Baha’i to Begin One-Year Prison Sentence for Practicing His Faith
A Baha’i man, Sarang Ettehadi, has been summoned to begin serving his one-year prison sentence on charges of “propaganda against the state through participation in Baha’i worship and prayer groups.” Ettehadi told the International Campaign for Human Rights in Iran that he had been instructed via a telephone call from the Evin Prison Courts on July 6, 2014, to appear to begin serving his sentence within a week. Ettehadi’s wife, Nasim Ashrafi, already began serving her sentence at Evin Prison on May 6, 2014.
“They called my father, who holds the deed that was used as my bail collateral, and asked that I turn myself in to start serving the sentence. I will definitely go, because my wife went to Evin on May 6 for her one-year sentence. At least if I go now, our sentences will end almost at the same time and then we can live together in peace,” the Baha’i citizen told the Campaign.
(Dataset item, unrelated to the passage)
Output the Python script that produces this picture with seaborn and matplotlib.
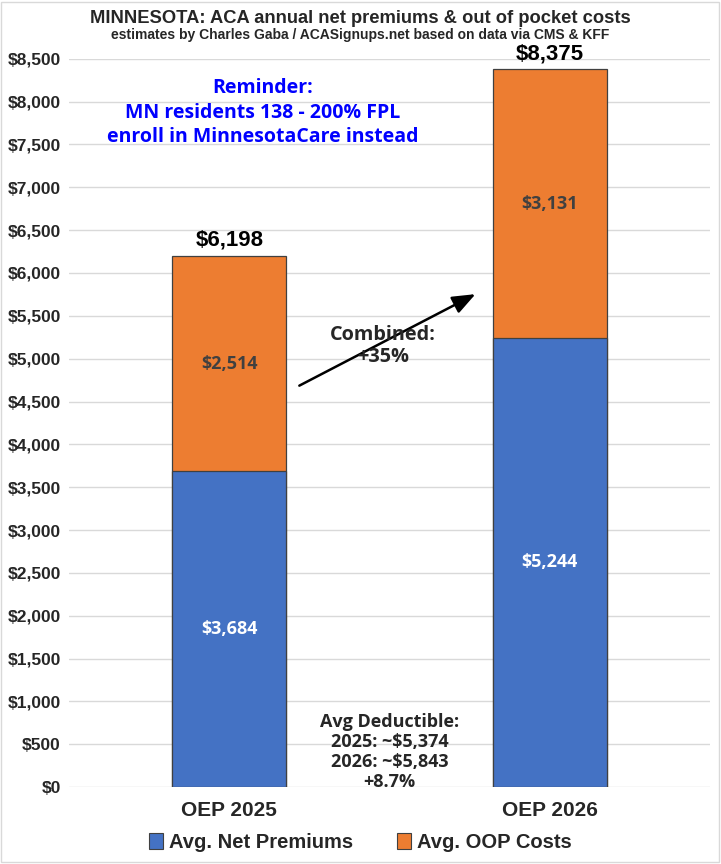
import matplotlib
matplotlib.use('Agg')
import matplotlib.pyplot as plt
import seaborn as sns
import pandas as pd
from matplotlib.patches import Patch

categories = ['OEP 2025', 'OEP 2026']
net_premiums = [3684, 5244]
oop_costs = [2514, 3131]
totals = [p + o for p, o in zip(net_premiums, oop_costs)]
series_names = ['Avg. Net Premiums', 'Avg. OOP Costs']
yticks = list(range(0, 8501, 500))

blue = '#4472C4'
orange = '#ED7D31'
narrow = ['Liberation Sans Narrow', 'Liberation Sans', 'DejaVu Sans']
calibri = ['Open Sans', 'Lato', 'DejaVu Sans']

sns.set_style('white')
plt.rcParams['font.family'] = narrow

df = pd.DataFrame({'cat': categories, 'prem': net_premiums, 'oop': oop_costs, 'total': totals})

fig = plt.figure(figsize=(7.21, 8.64), dpi=100)
ax = fig.add_axes([0.0957, 0.089, 0.889, 0.843])

# stacked: total (orange) drawn first, premiums (blue) over it
sns.barplot(data=df, x='cat', y='total', color=orange, width=0.356, saturation=1,
            edgecolor='#404040', linewidth=0.9, ax=ax, zorder=2)
sns.barplot(data=df, x='cat', y='prem', color=blue, width=0.356, saturation=1,
            edgecolor='#404040', linewidth=0.9, ax=ax, zorder=3)

ax.set_ylim(0, 8500)
ax.set_xlim(-0.5, 1.5)
ax.set_yticks(yticks)
ax.set_yticklabels([f'${v:,}' for v in yticks], fontsize=12.5, fontweight='bold')
ax.set_xticks(range(len(categories)))
ax.set_xticklabels(categories, fontsize=15, fontweight='bold')
ax.tick_params(axis='both', length=0, pad=6)
ax.tick_params(axis='x', pad=10)
ax.set_xlabel('')
ax.set_ylabel('')
ax.grid(axis='y', color='#d9d9d9', linewidth=1, zorder=0)
ax.set_axisbelow(True)
for s in ax.spines.values():
    s.set_visible(False)

for i in range(len(categories)):
    ax.text(i, net_premiums[i] / 2, f'${net_premiums[i]:,}', ha='center', va='center',
            color='white', fontsize=13, fontweight='bold', family=calibri, zorder=5)
    ax.text(i, net_premiums[i] + oop_costs[i] / 2, f'${oop_costs[i]:,}', ha='center', va='center',
            color='#404040', fontsize=13, fontweight='bold', family=calibri, zorder=5)
    ax.text(i, totals[i] + 60, f'${totals[i]:,}', ha='center', va='bottom',
            color='black', fontsize=16, fontweight='bold', zorder=5)

ax.text(0.105, 7870, 'Reminder:\nMN residents 138 - 200% FPL\nenroll in MinnesotaCare instead',
        ha='center', va='center', color='#0000FF', fontsize=14, fontweight='bold',
        family=calibri, linespacing=1.3)

ax.annotate('', xy=(0.776, 5768), xytext=(0.211, 4670),
            arrowprops=dict(arrowstyle='-|>,head_length=1.4,head_width=0.55', color='black', lw=1.8))
ax.text(0.48, 5150, 'Combined:\n+35%', ha='center', va='center', fontsize=14.3,
        fontweight='bold', family=calibri, linespacing=1.15, zorder=6)

ax.text(0.5, 410, 'Avg Deductible:\n2025: ~$5,374\n2026: ~$5,843\n+8.7%', ha='center', va='center',
        fontsize=13, fontweight='bold', family=calibri, linespacing=1.15, zorder=6)

fig.text(0.5, 0.979, 'MINNESOTA: ACA annual net premiums & out of pocket costs', ha='center', va='center',
         fontsize=13.2, fontweight='bold')
fig.text(0.5, 0.959, 'estimates by Charles Gaba / ACASignups.net based on data via CMS & KFF', ha='center',
         va='center', fontsize=10, fontweight='bold')

handles = [Patch(facecolor=blue, edgecolor='#404040', lw=0.8),
           Patch(facecolor=orange, edgecolor='#404040', lw=0.8)]
fig.legend(handles, series_names, loc='center', bbox_to_anchor=(0.5, 0.025), ncol=2, frameon=False,
           prop={'size': 14.5, 'weight': 'bold', 'family': narrow},
           handlelength=0.7, handleheight=0.9, handletextpad=0.3, columnspacing=2.2)

fig.patches.append(plt.Rectangle((0.001, 0.002), 0.996, 0.996, transform=fig.transFigure,
                                 fill=False, edgecolor='#d9d9d9', lw=1))

fig.savefig('out.png', dpi=100)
Intelligence agents arrested Sarang Ettehadi and his wife Nasim Ashrafi on July 11, 2012 at their home. Ettehadi spent 22 days and his wife 23 days at Evin Prison under interrogation before they were released on bail. Ettehadi was tried at Branch 28 of the Tehran Revolutionary Court under Judge Moghisseh on January 15, 2014. Although he was indicted for “propaganda against the state,” the judge added the charge of “membership in a Baha’i organization to undermine national security” and sentenced him to five years in prison. After his lawyer appealed the sentence, Branch 26 of the Tehran Appeals Court exonerated him of the charge of “membership in Baha’i organization,” but he was sentenced to one year in prison for “propaganda against the state.”
“During the interrogations, they told us, ‘You are not among Iranian citizens and you must leave Iran.’ The process for the interrogations and the sentence were not fair at all. Religious activities cannot be construed as propaganda against the state. I have never been involved in riots or armed activities against the state. All my activities have been peaceful, and I have never bothered the state. We hold our own ceremonies. But in the decisions for our cases, our statements and the law were ignored,” Ettehadi told the Campaign.
“The judge asked me, ‘Are you a member of the Baha’i community?’ I said, ‘Yes.’ He asked, ‘What kinds of programs did you have?’ I said, ‘Prayer and worship sessions with fellow-believers.’ He said, ‘Did you invite Muslims, too?’ I said, ‘No.’ He said, ‘You had programs with Baha’is, so this was organizational work, and as the Baha’i organization is illegal, you are convicted of membership in illegal groups.’ I said, ‘But prayer and worship were not propaganda against the state.’ He said nothing. All he said was that the Baha’i organization is illegal,” the Baha’i citizen told the Campaign.
Ettehadi’s wife, Nasim Ashrafi, was tried separately on January 15, 2014, and was sentenced to one year in prison on charges of “propaganda against the state.” Security agents arrested her on the street on May 6, 2014, and transferred her to Evin Prison to begin serving her sentence. “Examples of ‘propaganda against the state’ provided for my wife [during the trial] were proselytizing the Baha’i faith and attracting Muslims through convening classes for the youth. However, only Baha’i youth participated in these classes and all that was taught in them were better studying and living skills,” he said regarding his wife’s prosecution.
“My wife suffers from severe spinal deviation and needs constant treatment. In March we got a letter from the courts to have her examined by the Medical Examiner. The doctors at the Medical Examiner’s Office also confirmed that Nasim needs treatment in a stress-free environment. We had hoped that with the confirmation from the Medical Examiner’s Office doctors, they wouldn’t come after her to enforce the sentence, but on May 6, 2014, when she was returning home from the lab, she was arrested on the street,” added Ettehadi.
The Baha’i community in Iran faces severe and systematic discrimination and persecution. They are routinely denied freedom of religion and are prosecuted for practicing their faith.